═════ INFORMATION SHOWN

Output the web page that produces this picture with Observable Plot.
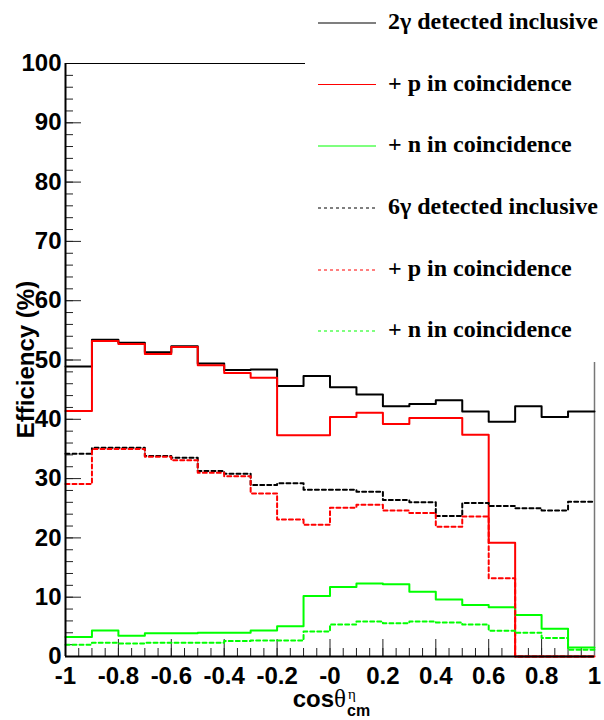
<!DOCTYPE html>
<html><head><meta charset="utf-8">
<script src="https://cdn.jsdelivr.net/npm/d3@7"></script>
<script src="https://cdn.jsdelivr.net/npm/@observablehq/plot@0.6"></script>
<style>body{margin:0;background:#fff;}</style>
</head><body><div id="chart"></div>
<script>
// bin edges of cos(theta_cm^eta)
const binEdges = [-1,-0.9,-0.8,-0.7,-0.6,-0.5,-0.4,-0.3,-0.2,-0.1,0,0.1,0.2,0.3,0.4,0.5,0.6,0.7,0.8,0.9,1];
// efficiencies (%) per bin
const gamma2Incl = [48.9,53.4,52.9,51.3,52.3,49.4,48.3,48.4,45.6,47.3,45.4,44.2,42.2,42.6,43.2,41.3,39.6,42.2,40.4,41.3];
const gamma2P    = [41.4,53.2,52.7,51.0,52.2,49.1,47.8,47.0,37.3,37.3,40.4,41.1,39.2,40.2,40.2,37.4,19.2,0,0,0];
const gamma2N    = [3.3,4.4,3.5,3.9,3.9,4.0,4.0,4.4,5.1,10.2,11.7,12.3,12.2,10.9,9.6,8.7,8.3,7.0,4.7,1.5];
const gamma6Incl = [34.2,35.2,35.2,33.8,33.5,31.3,30.8,28.9,29.2,28.1,28.1,27.8,26.4,26.0,23.7,25.9,25.4,25.0,24.6,26.1];
const gamma6P    = [29.1,35.0,35.0,33.7,33.1,31.0,30.4,27.5,23.1,22.2,25.1,25.6,24.6,24.2,21.9,23.6,13.2,0,0,0];
const gamma6N    = [2.0,2.3,2.2,2.3,2.3,2.3,2.6,2.7,2.7,4.2,5.4,5.9,5.6,5.9,5.75,5.4,4.35,4.0,3.1,1.15];

const seriesNames = ["2γ detected inclusive","+ p in coincidence","+ n in coincidence","6γ detected inclusive","+ p in coincidence","+ n in coincidence"];
const seriesValues = [gamma2Incl,gamma2P,gamma2N,gamma6Incl,gamma6P,gamma6N];
const seriesColors = ["#000000","#ff0000","#00ff00","#000000","#ff0000","#00ff00"];
const seriesDashed = [false,false,false,true,true,true];

const xTicks = [-1,-0.8,-0.6,-0.4,-0.2,0,0.2,0.4,0.6,0.8,1];
const xTickLabels = ["-1","-0.8","-0.6","-0.4","-0.2","-0","0.2","0.4","0.6","0.8","1"];
const yTicks = [0,10,20,30,40,50,60,70,80,90,100];
const yTitle = "Efficiency (%)";

const W = 604, H = 720, mL = 65, mR = 10, mT = 63, mB = 64;
const plotW = W - mL - mR, plotH = H - mT - mB;
const xMinor = d3.range(0, 41).map(i => -1 + i * 0.05);
const yMinor = d3.range(0, 51).map(i => i * 2);

function stepRows(values, k) {
  const rows = values.map((v, i) => ({x: binEdges[i], y: v, k}));
  rows.push({x: binEdges[values.length], y: values[values.length - 1], k});
  return rows;
}

const histMarks = seriesValues.map((vals, k) => Plot.line(stepRows(vals, k), {
  x: "x", y: "y", curve: "step-after",
  stroke: seriesColors[k], strokeWidth: 2,
  strokeDasharray: seriesDashed[k] ? "4,3" : null
}));

const chart = Plot.plot({
  width: W, height: H,
  marginLeft: mL, marginRight: mR, marginTop: mT, marginBottom: mB,
  style: {fontFamily: "'Liberation Sans', Arial, sans-serif", fontWeight: "bold", background: "#fff"},
  x: {domain: [-1, 1]},
  y: {domain: [0, 100]},
  marks: [
    Plot.ruleX(xMinor, {x: d => d, insetTop: plotH - 8, stroke: "#222", strokeWidth: 1}),
    Plot.ruleX(xTicks, {x: d => d, insetTop: plotH - 17, stroke: "#222", strokeWidth: 1}),
    Plot.ruleY(yMinor, {y: d => d, insetRight: plotW - 8, stroke: "#222", strokeWidth: 1}),
    Plot.ruleY(yTicks, {y: d => d, insetRight: plotW - 16, stroke: "#222", strokeWidth: 1}),
    Plot.ruleY([100], {stroke: "#000", strokeWidth: 1}),
    Plot.ruleX([1], {stroke: "#777", strokeWidth: 1.5}),
    Plot.axisX({ticks: xTicks, tickSize: 0, tickPadding: 10, fontSize: 24, fontWeight: "bold",
      tickFormat: d => xTickLabels[xTicks.indexOf(d)], label: null}),
    Plot.axisY({ticks: yTicks, tickSize: 0, tickPadding: 4, fontSize: 24, fontWeight: "bold", label: null}),
    ...histMarks,
    Plot.ruleX([-1], {stroke: "#000", strokeWidth: 2}),
    Plot.ruleY([0], {stroke: "#000", strokeWidth: 2}),
  ]
});

document.getElementById("chart").appendChild(chart);
const svg = d3.select(chart);
const ys = chart.scale("y");
const SANS = "'Liberation Sans', Arial, sans-serif";
const SERIF = "'Liberation Serif', 'Times New Roman', serif";

// y-axis title
svg.append("text")
  .attr("transform", `translate(34,${ys.apply(50)}) rotate(-90)`)
  .attr("text-anchor", "middle").attr("font-family", SANS).attr("font-weight", "bold")
  .attr("font-size", 24).attr("fill", "#000").text(yTitle);

// x-axis title with superscript / subscript
const xt = svg.append("g").attr("fill", "#000");
xt.append("text").attr("x", 346).attr("y", 707).attr("text-anchor", "end")
  .attr("font-family", SANS).attr("font-weight", "bold").attr("font-size", 24)
  .text("cos")
  .append("tspan").attr("font-family", SERIF).attr("font-weight", "normal").attr("font-size", 25).text("θ");
xt.append("text").attr("x", 348).attr("y", 699).attr("text-anchor", "start")
  .attr("font-family", SERIF).attr("font-weight", "normal").attr("font-size", 15).text("η");
xt.append("text").attr("x", 347).attr("y", 716).attr("text-anchor", "start")
  .attr("font-family", SANS).attr("font-weight", "bold").attr("font-size", 16).text("cm");

// legend box
const lg = svg.append("g");
lg.append("rect").attr("x", 305).attr("y", 0).attr("width", W - 305).attr("height", 362).attr("fill", "#fff");
const rowY = [23, 84.5, 146, 208, 270, 331];
seriesNames.forEach((name, k) => {
  lg.append("line").attr("x1", 318).attr("x2", 376).attr("y1", rowY[k]).attr("y2", rowY[k])
    .attr("stroke", seriesColors[k]).attr("stroke-width", 1.2)
    .attr("stroke-dasharray", seriesDashed[k] ? "3,3" : null);
  lg.append("text").attr("x", 388).attr("y", rowY[k] + 6).attr("text-anchor", "start")
    .attr("font-family", SERIF).attr("font-weight", "bold")
    .attr("font-size", 24).attr("fill", "#000").text(name);
});
</script></body></html>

══════════

- WHAT IS NEEDED
Repeat the data exactly, excluding the pictures.

- CORRECT ANSWER
Output the web page that produces this picture with Observable Plot.
<!DOCTYPE html>
<html><head><meta charset="utf-8">
<script src="https://cdn.jsdelivr.net/npm/d3@7"></script>
<script src="https://cdn.jsdelivr.net/npm/@observablehq/plot@0.6"></script>
<style>body{margin:0;background:#fff;}</style>
</head><body><div id="chart"></div>
<script>
// bin edges of cos(theta_cm^eta)
const binEdges = [-1,-0.9,-0.8,-0.7,-0.6,-0.5,-0.4,-0.3,-0.2,-0.1,0,0.1,0.2,0.3,0.4,0.5,0.6,0.7,0.8,0.9,1];
// efficiencies (%) per bin
const gamma2Incl = [48.9,53.4,52.9,51.3,52.3,49.4,48.3,48.4,45.6,47.3,45.4,44.2,42.2,42.6,43.2,41.3,39.6,42.2,40.4,41.3];
const gamma2P    = [41.4,53.2,52.7,51.0,52.2,49.1,47.8,47.0,37.3,37.3,40.4,41.1,39.2,40.2,40.2,37.4,19.2,0,0,0];
const gamma2N    = [3.3,4.4,3.5,3.9,3.9,4.0,4.0,4.4,5.1,10.2,11.7,12.3,12.2,10.9,9.6,8.7,8.3,7.0,4.7,1.5];
const gamma6Incl = [34.2,35.2,35.2,33.8,33.5,31.3,30.8,28.9,29.2,28.1,28.1,27.8,26.4,26.0,23.7,25.9,25.4,25.0,24.6,26.1];
const gamma6P    = [29.1,35.0,35.0,33.7,33.1,31.0,30.4,27.5,23.1,22.2,25.1,25.6,24.6,24.2,21.9,23.6,13.2,0,0,0];
const gamma6N    = [2.0,2.3,2.2,2.3,2.3,2.3,2.6,2.7,2.7,4.2,5.4,5.9,5.6,5.9,5.75,5.4,4.35,4.0,3.1,1.15];

const seriesNames = ["2γ detected inclusive","+ p in coincidence","+ n in coincidence","6γ detected inclusive","+ p in coincidence","+ n in coincidence"];
const seriesValues = [gamma2Incl,gamma2P,gamma2N,gamma6Incl,gamma6P,gamma6N];
const seriesColors = ["#000000","#ff0000","#00ff00","#000000","#ff0000","#00ff00"];
const seriesDashed = [false,false,false,true,true,true];

const xTicks = [-1,-0.8,-0.6,-0.4,-0.2,0,0.2,0.4,0.6,0.8,1];
const xTickLabels = ["-1","-0.8","-0.6","-0.4","-0.2","-0","0.2","0.4","0.6","0.8","1"];
const yTicks = [0,10,20,30,40,50,60,70,80,90,100];
const yTitle = "Efficiency (%)";

const W = 604, H = 720, mL = 65, mR = 10, mT = 63, mB = 64;
const plotW = W - mL - mR, plotH = H - mT - mB;
const xMinor = d3.range(0, 41).map(i => -1 + i * 0.05);
const yMinor = d3.range(0, 51).map(i => i * 2);

function stepRows(values, k) {
  const rows = values.map((v, i) => ({x: binEdges[i], y: v, k}));
  rows.push({x: binEdges[values.length], y: values[values.length - 1], k});
  return rows;
}

const histMarks = seriesValues.map((vals, k) => Plot.line(stepRows(vals, k), {
  x: "x", y: "y", curve: "step-after",
  stroke: seriesColors[k], strokeWidth: 2,
  strokeDasharray: seriesDashed[k] ? "4,3" : null
}));

const chart = Plot.plot({
  width: W, height: H,
  marginLeft: mL, marginRight: mR, marginTop: mT, marginBottom: mB,
  style: {fontFamily: "'Liberation Sans', Arial, sans-serif", fontWeight: "bold", background: "#fff"},
  x: {domain: [-1, 1]},
  y: {domain: [0, 100]},
  marks: [
    Plot.ruleX(xMinor, {x: d => d, insetTop: plotH - 8, stroke: "#222", strokeWidth: 1}),
    Plot.ruleX(xTicks, {x: d => d, insetTop: plotH - 17, stroke: "#222", strokeWidth: 1}),
    Plot.ruleY(yMinor, {y: d => d, insetRight: plotW - 8, stroke: "#222", strokeWidth: 1}),
    Plot.ruleY(yTicks, {y: d => d, insetRight: plotW - 16, stroke: "#222", strokeWidth: 1}),
    Plot.ruleY([100], {stroke: "#000", strokeWidth: 1}),
    Plot.ruleX([1], {stroke: "#777", strokeWidth: 1.5}),
    Plot.axisX({ticks: xTicks, tickSize: 0, tickPadding: 10, fontSize: 24, fontWeight: "bold",
      tickFormat: d => xTickLabels[xTicks.indexOf(d)], label: null}),
    Plot.axisY({ticks: yTicks, tickSize: 0, tickPadding: 4, fontSize: 24, fontWeight: "bold", label: null}),
    ...histMarks,
    Plot.ruleX([-1], {stroke: "#000", strokeWidth: 2}),
    Plot.ruleY([0], {stroke: "#000", strokeWidth: 2}),
  ]
});

document.getElementById("chart").appendChild(chart);
const svg = d3.select(chart);
const ys = chart.scale("y");
const SANS = "'Liberation Sans', Arial, sans-serif";
const SERIF = "'Liberation Serif', 'Times New Roman', serif";

// y-axis title
svg.append("text")
  .attr("transform", `translate(34,${ys.apply(50)}) rotate(-90)`)
  .attr("text-anchor", "middle").attr("font-family", SANS).attr("font-weight", "bold")
  .attr("font-size", 24).attr("fill", "#000").text(yTitle);

// x-axis title with superscript / subscript
const xt = svg.append("g").attr("fill", "#000");
xt.append("text").attr("x", 346).attr("y", 707).attr("text-anchor", "end")
  .attr("font-family", SANS).attr("font-weight", "bold").attr("font-size", 24)
  .text("cos")
  .append("tspan").attr("font-family", SERIF).attr("font-weight", "normal").attr("font-size", 25).text("θ");
xt.append("text").attr("x", 348).attr("y", 699).attr("text-anchor", "start")
  .attr("font-family", SERIF).attr("font-weight", "normal").attr("font-size", 15).text("η");
xt.append("text").attr("x", 347).attr("y", 716).attr("text-anchor", "start")
  .attr("font-family", SANS).attr("font-weight", "bold").attr("font-size", 16).text("cm");

// legend box
const lg = svg.append("g");
lg.append("rect").attr("x", 305).attr("y", 0).attr("width", W - 305).attr("height", 362).attr("fill", "#fff");
const rowY = [23, 84.5, 146, 208, 270, 331];
seriesNames.forEach((name, k) => {
  lg.append("line").attr("x1", 318).attr("x2", 376).attr("y1", rowY[k]).attr("y2", rowY[k])
    .attr("stroke", seriesColors[k]).attr("stroke-width", 1.2)
    .attr("stroke-dasharray", seriesDashed[k] ? "3,3" : null);
  lg.append("text").attr("x", 388).attr("y", rowY[k] + 6).attr("text-anchor", "start")
    .attr("font-family", SERIF).attr("font-weight", "bold")
    .attr("font-size", 24).attr("fill", "#000").text(name);
});
</script></body></html>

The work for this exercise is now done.